A stop (or stop-loss) order is an order to buy or sell a stock at the market price once the stock has traded at or through a stipulated price. It is typically used to protect an unrealised gain or against a specific loss.
For example, let's say you bought APPL at US$150/share and it now trades at US$200. If you're worried that the price may fall but you want to lock in your profit, a stop order tells your broker to sell the stock if it falls to US$195, thus preserving most of your gain. Likewise, if you bought a stock at US$20/share and would only be willing to suffer a US$5/share loss, you can set a stop order to instruct your broker to sell the stock if it hits US$15.
Stop-loss orders come in handy if you're not able to watch stock movements throughout the day. As with a limit order, the price actually executed is not guaranteed.
3. Set Your Bid And Ask Prices
Some securities, such as many bonds, mutual funds and ETFs, are quoted in terms of "bid" and "ask" (or "offer") prices. Simply put, the bid price is the most a buyer is willing to pay for the security, while the ask or offer price is the least amount a seller is willing to accept. In other words, if you're a buyer, you'll pay the ask price, while a seller will get the bid price. The difference between the two is the "spread," which is a source of profit for the broker.
For popular and widely traded ETFs and mutual funds, the spread is usually minimal, just a penny or two. However, the spread can be very wide—up to several dollars or pounds—with some thinly traded bonds or mutual funds.
4. Also Consider Dividend Reinvestment Plans (DRIPs)
There are also ways to buy stocks directly from the companies that issue the shares. These are called dividend reinvestment plans (DRIPs).
DRIPs can be a good way for buy-and-hold investors looking to invest for the long-term at a low or no cost. As the name implies, you can have your dividends reinvested automatically in more shares, which helps you buy more shares at little or no cost, or you can have the dividend payments sent to you. You can also set up a regular investment plan in which you send money to the company to buy more shares for you.
While DRIPs are a good way to accumulate more shares, they're not right for many investors. Here are two reasons why:
- Not all companies offer these programs, but many large "blue chip" companies do.
- Unlike a brokerage account, where you can buy and sell stocks at the market price in real time, there is often a significant time lag before your DRIP order is executed. That could take several days or longer, depending on how often the company buys shares and how quickly you can get the money to them.
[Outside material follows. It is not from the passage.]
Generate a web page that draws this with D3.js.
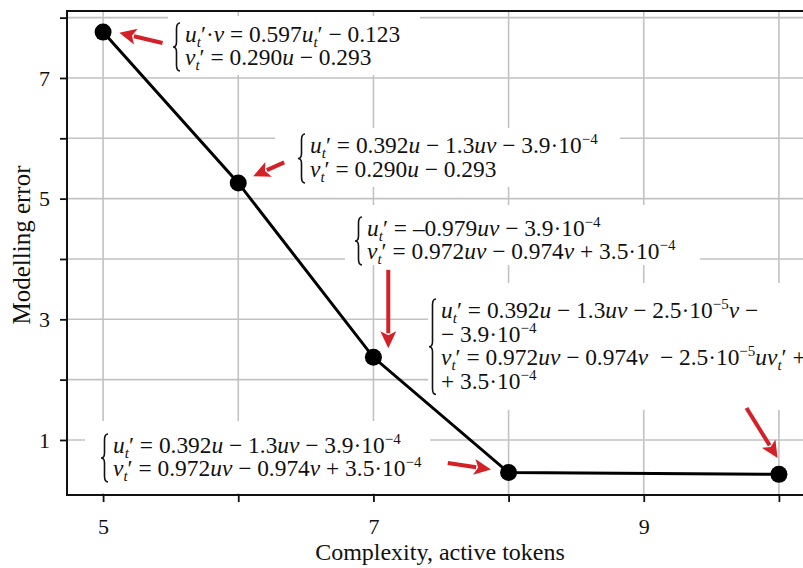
<!DOCTYPE html>
<html>
<head>
<meta charset="utf-8">
<script src="https://cdn.jsdelivr.net/npm/d3@7"></script>
<style>
  body { margin: 0; background: #fff; }
  svg { display: block; overflow: hidden; }
  text { font-family: "Liberation Serif", "Times New Roman", serif; fill: #111; }
</style>
</head>
<body>
<svg id="chart" width="803" height="568"></svg>
<script>
// data
var tokens = [5, 6, 7, 8, 10];
var errors = [7.76, 5.26, 2.37, 0.46, 0.43];
var xTicks = [5, 6, 7, 8, 9, 10];
var yTicks = [1, 2, 3, 4, 5, 6, 7, 8];
var xTickLabels = ["5", "", "7", "", "9", ""];
var yTickLabels = ["1", "", "3", "", "5", "", "7", ""];

// equations found for each complexity (markup: _{sub}, ^{sup})
var eqA = ["u_{t}′·v = 0.597u_{t}′ − 0.123", "v_{t}′ = 0.290u − 0.293"];
var eqB = ["u_{t}′ = 0.392u − 1.3uv − 3.9·10^{−4}", "v_{t}′ = 0.290u − 0.293"];
var eqC = ["u_{t}′ = –0.979uv − 3.9·10^{−4}", "v_{t}′ = 0.972uv − 0.974v + 3.5·10^{−4}"];
var eqD = ["u_{t}′ = 0.392u − 1.3uv − 2.5·10^{−5}v −", "− 3.9·10^{−4}",
           "v_{t}′ = 0.972uv − 0.974v  − 2.5·10^{−5}uv_{t}′ +", "+ 3.5·10^{−4}"];
var eqE = ["u_{t}′ = 0.392u − 1.3uv − 3.9·10^{−4}", "v_{t}′ = 0.972uv − 0.974v + 3.5·10^{−4}"];

// arrows, tail -> tip, in data units
var arrows = [
  {x0: 5.44, y0: 7.58, x1: 5.12, y1: 7.75},
  {x0: 6.34, y0: 5.60, x1: 6.11, y1: 5.37},
  {x0: 7.11, y0: 3.82, x1: 7.11, y1: 2.52},
  {x0: 7.55, y0: 0.62, x1: 7.87, y1: 0.51},
  {x0: 9.76, y0: 1.53, x1: 9.99, y1: 0.70}
];

// label layout (pixels): box, text start, first baseline, line step
var labels = [
  {eq: eqA, box: [168, 16, 252, 59], tx: 185, ty: 42, step: 23},
  {eq: eqB, box: [275, 128, 345, 59], tx: 310, ty: 153, step: 24},
  {eq: eqC, box: [345, 205, 355, 60], tx: 367, ty: 236, step: 23},
  {eq: eqD, box: [428, 283, 400, 127], tx: 441, ty: 318, step: 23.5},
  {eq: eqE, box: [85, 421, 345, 72], tx: 113, ty: 453, step: 23}
];

var svg = d3.select("#chart");
var margin = {top: 11, left: 67, bottom: 495, right: 815};

var x = d3.scaleLinear().domain([4.733, 10.267]).range([margin.left, margin.right]);
var y = d3.scaleLinear().domain([0.088, 8.11]).range([margin.bottom, margin.top]);

// grid
var grid = svg.append("g").attr("stroke", "#c2c2c2").attr("stroke-width", 1.6);
grid.selectAll("line.v").data(xTicks).enter().append("line")
  .attr("x1", function(d){ return x(d) }).attr("x2", function(d){ return x(d) })
  .attr("y1", margin.top).attr("y2", margin.bottom);
grid.selectAll("line.h").data(yTicks).enter().append("line")
  .attr("y1", function(d){ return y(d) }).attr("y2", function(d){ return y(d) })
  .attr("x1", margin.left).attr("x2", margin.right);

// white boxes behind the equations
svg.append("g").selectAll("rect").data(labels).enter().append("rect")
  .attr("x", function(d){ return d.box[0] }).attr("y", function(d){ return d.box[1] })
  .attr("width", function(d){ return d.box[2] }).attr("height", function(d){ return d.box[3] })
  .attr("fill", "#fff");

// axes
var xAxis = svg.append("g").attr("transform", "translate(0," + margin.bottom + ")")
  .call(d3.axisBottom(x).tickValues(xTicks).tickSize(7).tickPadding(16)
    .tickFormat(function(d, i){ return xTickLabels[i] }));
var yAxis = svg.append("g").attr("transform", "translate(" + margin.left + ",0)")
  .call(d3.axisLeft(y).tickValues(yTicks).tickSize(7).tickPadding(10)
    .tickFormat(function(d, i){ return yTickLabels[i] }));
[xAxis, yAxis].forEach(function(a){
  a.select(".domain").remove();
  a.selectAll(".tick line").attr("stroke", "#111").attr("stroke-width", 1.8);
  a.selectAll(".tick text").style("font-family", "Liberation Serif, serif")
    .style("font-size", "22px").attr("fill", "#111");
});

// frame
svg.append("rect")
  .attr("x", margin.left).attr("y", margin.top)
  .attr("width", margin.right - margin.left).attr("height", margin.bottom - margin.top)
  .attr("fill", "none").attr("stroke", "#111").attr("stroke-width", 2);

// axis titles
svg.append("text").attr("x", 440).attr("y", 560).attr("text-anchor", "middle")
  .style("font-size", "24px").text("Complexity, active tokens");
svg.append("text").attr("transform", "translate(30,245) rotate(-90)")
  .attr("text-anchor", "middle").style("font-size", "25px").text("Modelling error");

// series line and points
var pts = tokens.map(function(t, i){ return [t, errors[i]] });
svg.append("path").datum(pts)
  .attr("fill", "none").attr("stroke", "#000").attr("stroke-width", 3)
  .attr("d", d3.line().x(function(d){ return x(d[0]) }).y(function(d){ return y(d[1]) }));
svg.selectAll("circle.pt").data(pts).enter().append("circle")
  .attr("cx", function(d){ return x(d[0]) }).attr("cy", function(d){ return y(d[1]) })
  .attr("r", 8.5).attr("fill", "#000");

// red arrows
var red = "#d42027";
arrows.forEach(function(a){
  var x0 = x(a.x0), y0 = y(a.y0), x1 = x(a.x1), y1 = y(a.y1);
  var len = Math.hypot(x1 - x0, y1 - y0), ux = (x1 - x0) / len, uy = (y1 - y0) / len;
  var hl = 17, hw = 8;
  var bx = x1 - ux * hl, by = y1 - uy * hl;
  svg.append("line").attr("x1", x0).attr("y1", y0).attr("x2", bx + ux * 2).attr("y2", by + uy * 2)
    .attr("stroke", red).attr("stroke-width", 4);
  svg.append("path")
    .attr("d", "M" + x1 + "," + y1 + "L" + (bx - uy * hw) + "," + (by + ux * hw) +
      "L" + (bx + ux * 4) + "," + (by + uy * 4) + "L" + (bx + uy * hw) + "," + (by - ux * hw) + "Z")
    .attr("fill", red);
});

// equations
function bracePath(bx, y0, y1){
  var w = 7, m = (y0 + y1) / 2, c = bx + w / 2;
  return "M" + (bx + w) + "," + y0 + "Q" + c + "," + y0 + " " + c + "," + (y0 + 6) +
    "L" + c + "," + (m - 5) + "Q" + c + "," + m + " " + bx + "," + m +
    "Q" + c + "," + m + " " + c + "," + (m + 5) +
    "L" + c + "," + (y1 - 6) + "Q" + c + "," + y1 + " " + (bx + w) + "," + y1;
}

function writeLine(sel, str){
  var parts = str.split(/(_\{[^}]*\}|\^\{[^}]*\})/).filter(function(p){ return p.length });
  var shift = 0;
  parts.forEach(function(p){
    var target = 0, size = null, body = p;
    if (p[0] === "_") { target = 5; size = "15px"; body = p.slice(2, -1); }
    else if (p[0] === "^") { target = -9; size = "15px"; body = p.slice(2, -1); }
    body.split(/([a-z]+)/).filter(function(s){ return s.length }).forEach(function(s, k){
      var ts = sel.append("tspan").text(s);
      if (k === 0 && target !== shift) { ts.attr("dy", target - shift); shift = target; }
      if (size) ts.style("font-size", size);
      if (/^[a-z]+$/.test(s)) ts.style("font-style", "italic");
    });
  });
}

labels.forEach(function(l){
  var n = l.eq.length;
  svg.append("path").attr("d", bracePath(l.tx - 12, l.ty - 19, l.ty + (n - 1) * l.step + 6))
    .attr("fill", "none").attr("stroke", "#111").attr("stroke-width", 1.6);
  l.eq.forEach(function(line, i){
    var t = svg.append("text").attr("x", l.tx).attr("y", l.ty + i * l.step)
      .style("font-size", "23.4px").style("white-space", "pre");
    writeLine(t, line);
  });
});
</script>
</body>
</html>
Likewise, it may take a while before the company sells your shares.
DRIPs aren't designed for speculators or investors looking to make a quick profit.
Buying and selling shares of a stock is fairly simple. You need to first establish an account with a broker through which you will trade and fund the account. Discount brokers are appropriate for DIY investors and charge very minimal fees, while full-service brokers provide various services like recommending investments that they charge for.
There are various types of orders investors can place with their broker, and investors can also buy stocks directly from companies through dividend reinvestment plans (DRIPs).